*Supplied material:*
***
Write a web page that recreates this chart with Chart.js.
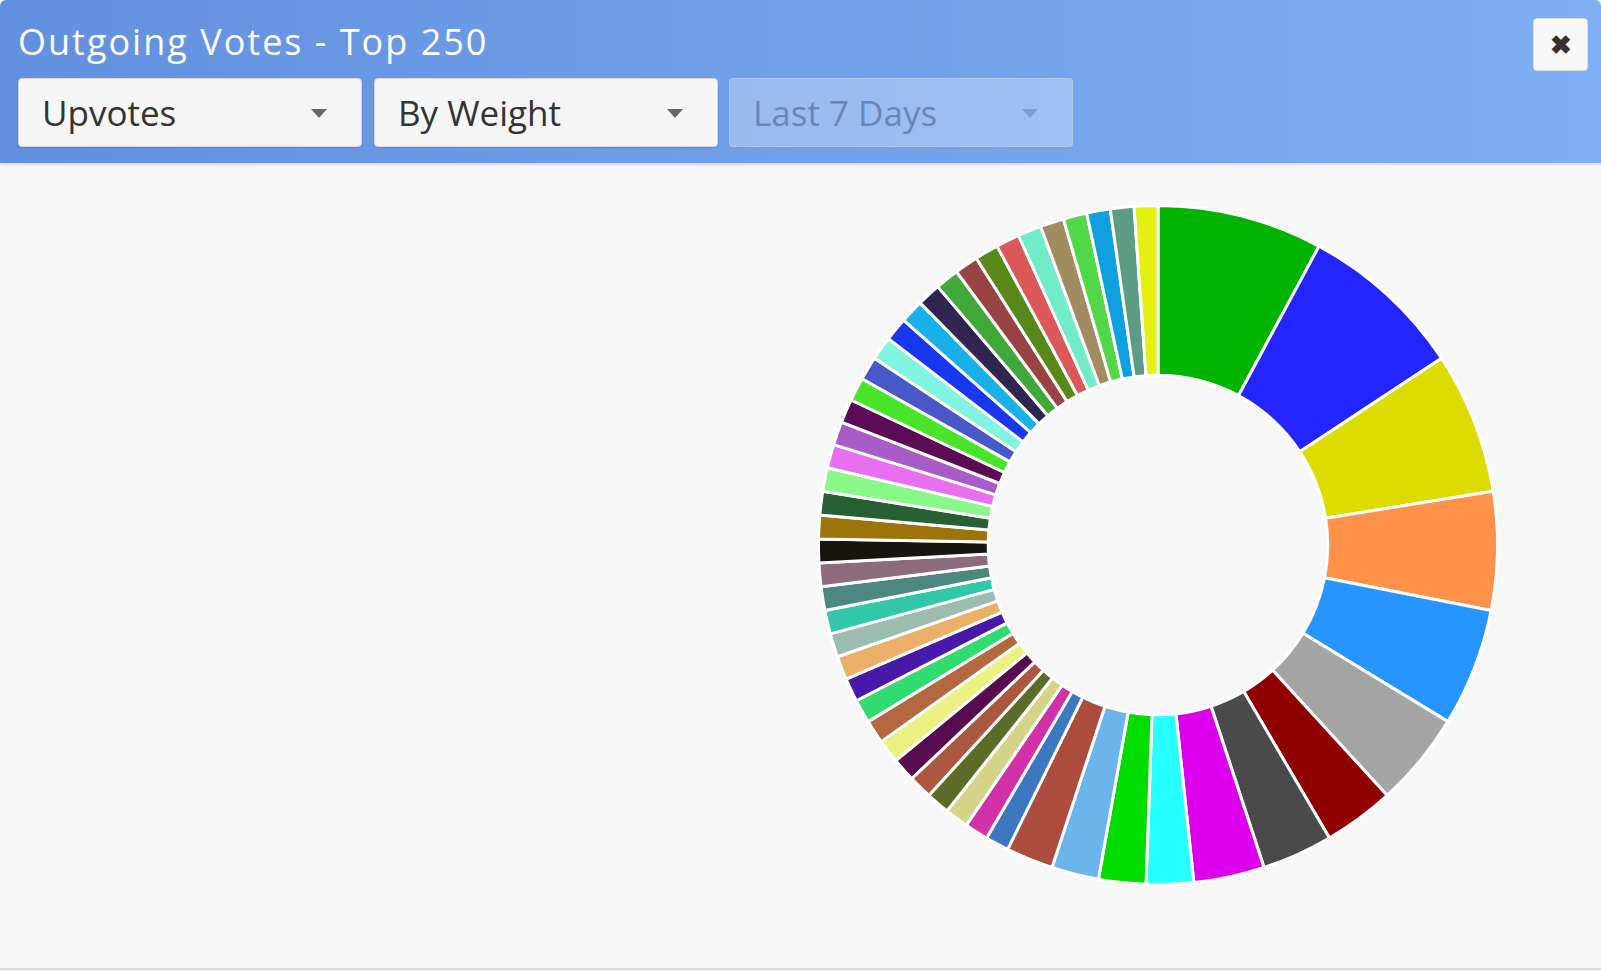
<!DOCTYPE html>
<html>
<head>
<meta charset="utf-8">
<title>Outgoing Votes - Top 250</title>
<script src="https://cdn.jsdelivr.net/npm/chart.js@4.4.0/dist/chart.umd.min.js"></script>
<style>
  html, body { margin: 0; padding: 0; }
  body {
    width: 1601px; height: 971px; overflow: hidden;
    background: #f7f7f7;
    font-family: "Open Sans", "Noto Sans", sans-serif;
    position: relative;
  }
  .header {
    position: absolute; left: 0; top: 0; width: 1601px; height: 163px;
    background: linear-gradient(90deg, #6290de 0%, #80aef4 100%);
    border-radius: 6px 6px 0 0;
    box-shadow: 0 2px 3px rgba(0,0,0,0.12);
  }
  .title {
    position: absolute; left: 18px; top: 17px;
    color: #fff; font-size: 36px; letter-spacing: 2px;
  }
  .select {
    position: absolute; top: 78px; height: 69px; width: 344px;
    box-sizing: border-box;
    background: #f5f5f5; border: 1px solid #d4d8de; border-radius: 4px;
    box-shadow: 0 1px 2px rgba(0,0,0,0.12);
    color: #333; font-size: 35px; line-height: 67px; padding-left: 23px;
  }
  .select .caret {
    position: absolute; right: 34px; top: 30px;
    width: 0; height: 0;
    border-left: 8px solid transparent; border-right: 8px solid transparent;
    border-top: 9px solid #666;
  }
  .select.disabled {
    background: rgba(255,255,255,0.3); border-color: rgba(255,255,255,0.15);
    box-shadow: none;
    color: #6a86b8;
  }
  .select.disabled .caret { border-top-color: #7f9cd0; }
  .close {
    position: absolute; left: 1533px; top: 18px; width: 55px; height: 53px;
    background: #f7f7f7; border-radius: 4px; border: 1px solid #d8dde5;
    box-sizing: border-box;
    color: #333; font-size: 26px; font-weight: bold; text-align: center; line-height: 51px;
  }
  .bottomline {
    position: absolute; left: 0; top: 968px; width: 1601px; height: 2px; background: #d9d9d9;
  }
  #chartBox {
    position: absolute; left: 817px; top: 204px; width: 682px; height: 682px;
  }
</style>
</head>
<body>
<div class="header">
  <div class="title">Outgoing Votes - Top 250</div>
  <div class="select" style="left:18px">Upvotes<span class="caret"></span></div>
  <div class="select" style="left:374px">By Weight<span class="caret"></span></div>
  <div class="select disabled" style="left:729px">Last 7 Days<span class="caret"></span></div>
  <div class="close">&#10006;</div>
</div>
<div id="chartBox"><canvas id="votesChart"></canvas></div>
<div class="bottomline"></div>

<script>
// accounts voted on, biggest first (names are not shown in the picture)
const accounts = [
  'a01','a02','a03','a04','a05','a06','a07','a08','a09','a10',
  'a11','a12','a13','a14','a15','a16','a17','a18','a19','a20',
  'a21','a22','a23','a24','a25','a26','a27','a28','a29','a30',
  'a31','a32','a33','a34','a35','a36','a37','a38','a39','a40',
  'a41','a42','a43','a44','a45','a46','a47','a48','a49','a50','a51'
]

// vote weight per account
const weights = [
  7, 7, 6, 5, 5, 4, 3, 3, 3, 2,
  2, 2, 2, 1, 1, 1, 1, 1, 1, 1,
  1, 1, 1, 1, 1, 1, 1, 1, 1, 1,
  1, 1, 1, 1, 1, 1, 1, 1, 1, 1,
  1, 1, 1, 1, 1, 1, 1, 1, 1, 1, 1
]

const sliceColors = [
  '#00b400','#2424ff','#dcdc00','#ff9248','#2894ff','#a4a4a4','#900000','#4a4a4a','#dc00ec','#28ffff',
  '#00dc00','#6cb4ec','#ac4c3c','#3c78c0','#d030a8','#d4d488','#5c6c28','#ac5840','#580c50','#ecf080',
  '#b46840','#30dc70','#4818a8','#eab068','#9cbcb0','#30c8a8','#4c8880','#8c6c7c','#181410','#9c7408',
  '#286034','#88f888','#e870f0','#a85cc8','#5c0c54','#48e428','#4858c8','#80f4e0','#1838f0','#18b0e8',
  '#302450','#40a838','#984444','#588818','#dc5858','#70ecc8','#a08c60','#50d848','#10a0e0','#5c9c84','#e4f010'
]

new Chart(document.getElementById('votesChart'), {
  type: 'doughnut',
  data: {
    labels: accounts,
    datasets: [
      {
        label: 'weight',
        data: weights,
        backgroundColor: sliceColors,
        borderColor: '#ffffff',
        borderWidth: 3
      }
    ]
  },
  options: {
    responsive: true,
    maintainAspectRatio: false,
    animation: false,
    cutout: '50%',
    plugins: {
      legend: { display: false },
      tooltip: { enabled: false }
    }
  }
})
</script>
</body>
</html>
***
*Task objective:*
In your copy of the listing above, reproduce each line exactly and omit all pictures.

*Written response:*
Write a web page that recreates this chart with Chart.js.
<!DOCTYPE html>
<html>
<head>
<meta charset="utf-8">
<title>Outgoing Votes - Top 250</title>
<script src="https://cdn.jsdelivr.net/npm/chart.js@4.4.0/dist/chart.umd.min.js"></script>
<style>
  html, body { margin: 0; padding: 0; }
  body {
    width: 1601px; height: 971px; overflow: hidden;
    background: #f7f7f7;
    font-family: "Open Sans", "Noto Sans", sans-serif;
    position: relative;
  }
  .header {
    position: absolute; left: 0; top: 0; width: 1601px; height: 163px;
    background: linear-gradient(90deg, #6290de 0%, #80aef4 100%);
    border-radius: 6px 6px 0 0;
    box-shadow: 0 2px 3px rgba(0,0,0,0.12);
  }
  .title {
    position: absolute; left: 18px; top: 17px;
    color: #fff; font-size: 36px; letter-spacing: 2px;
  }
  .select {
    position: absolute; top: 78px; height: 69px; width: 344px;
    box-sizing: border-box;
    background: #f5f5f5; border: 1px solid #d4d8de; border-radius: 4px;
    box-shadow: 0 1px 2px rgba(0,0,0,0.12);
    color: #333; font-size: 35px; line-height: 67px; padding-left: 23px;
  }
  .select .caret {
    position: absolute; right: 34px; top: 30px;
    width: 0; height: 0;
    border-left: 8px solid transparent; border-right: 8px solid transparent;
    border-top: 9px solid #666;
  }
  .select.disabled {
    background: rgba(255,255,255,0.3); border-color: rgba(255,255,255,0.15);
    box-shadow: none;
    color: #6a86b8;
  }
  .select.disabled .caret { border-top-color: #7f9cd0; }
  .close {
    position: absolute; left: 1533px; top: 18px; width: 55px; height: 53px;
    background: #f7f7f7; border-radius: 4px; border: 1px solid #d8dde5;
    box-sizing: border-box;
    color: #333; font-size: 26px; font-weight: bold; text-align: center; line-height: 51px;
  }
  .bottomline {
    position: absolute; left: 0; top: 968px; width: 1601px; height: 2px; background: #d9d9d9;
  }
  #chartBox {
    position: absolute; left: 817px; top: 204px; width: 682px; height: 682px;
  }
</style>
</head>
<body>
<div class="header">
  <div class="title">Outgoing Votes - Top 250</div>
  <div class="select" style="left:18px">Upvotes<span class="caret"></span></div>
  <div class="select" style="left:374px">By Weight<span class="caret"></span></div>
  <div class="select disabled" style="left:729px">Last 7 Days<span class="caret"></span></div>
  <div class="close">&#10006;</div>
</div>
<div id="chartBox"><canvas id="votesChart"></canvas></div>
<div class="bottomline"></div>

<script>
// accounts voted on, biggest first (names are not shown in the picture)
const accounts = [
  'a01','a02','a03','a04','a05','a06','a07','a08','a09','a10',
  'a11','a12','a13','a14','a15','a16','a17','a18','a19','a20',
  'a21','a22','a23','a24','a25','a26','a27','a28','a29','a30',
  'a31','a32','a33','a34','a35','a36','a37','a38','a39','a40',
  'a41','a42','a43','a44','a45','a46','a47','a48','a49','a50','a51'
]

// vote weight per account
const weights = [
  7, 7, 6, 5, 5, 4, 3, 3, 3, 2,
  2, 2, 2, 1, 1, 1, 1, 1, 1, 1,
  1, 1, 1, 1, 1, 1, 1, 1, 1, 1,
  1, 1, 1, 1, 1, 1, 1, 1, 1, 1,
  1, 1, 1, 1, 1, 1, 1, 1, 1, 1, 1
]

const sliceColors = [
  '#00b400','#2424ff','#dcdc00','#ff9248','#2894ff','#a4a4a4','#900000','#4a4a4a','#dc00ec','#28ffff',
  '#00dc00','#6cb4ec','#ac4c3c','#3c78c0','#d030a8','#d4d488','#5c6c28','#ac5840','#580c50','#ecf080',
  '#b46840','#30dc70','#4818a8','#eab068','#9cbcb0','#30c8a8','#4c8880','#8c6c7c','#181410','#9c7408',
  '#286034','#88f888','#e870f0','#a85cc8','#5c0c54','#48e428','#4858c8','#80f4e0','#1838f0','#18b0e8',
  '#302450','#40a838','#984444','#588818','#dc5858','#70ecc8','#a08c60','#50d848','#10a0e0','#5c9c84','#e4f010'
]

new Chart(document.getElementById('votesChart'), {
  type: 'doughnut',
  data: {
    labels: accounts,
    datasets: [
      {
        label: 'weight',
        data: weights,
        backgroundColor: sliceColors,
        borderColor: '#ffffff',
        borderWidth: 3
      }
    ]
  },
  options: {
    responsive: true,
    maintainAspectRatio: false,
    animation: false,
    cutout: '50%',
    plugins: {
      legend: { display: false },
      tooltip: { enabled: false }
    }
  }
})
</script>
</body>
</html>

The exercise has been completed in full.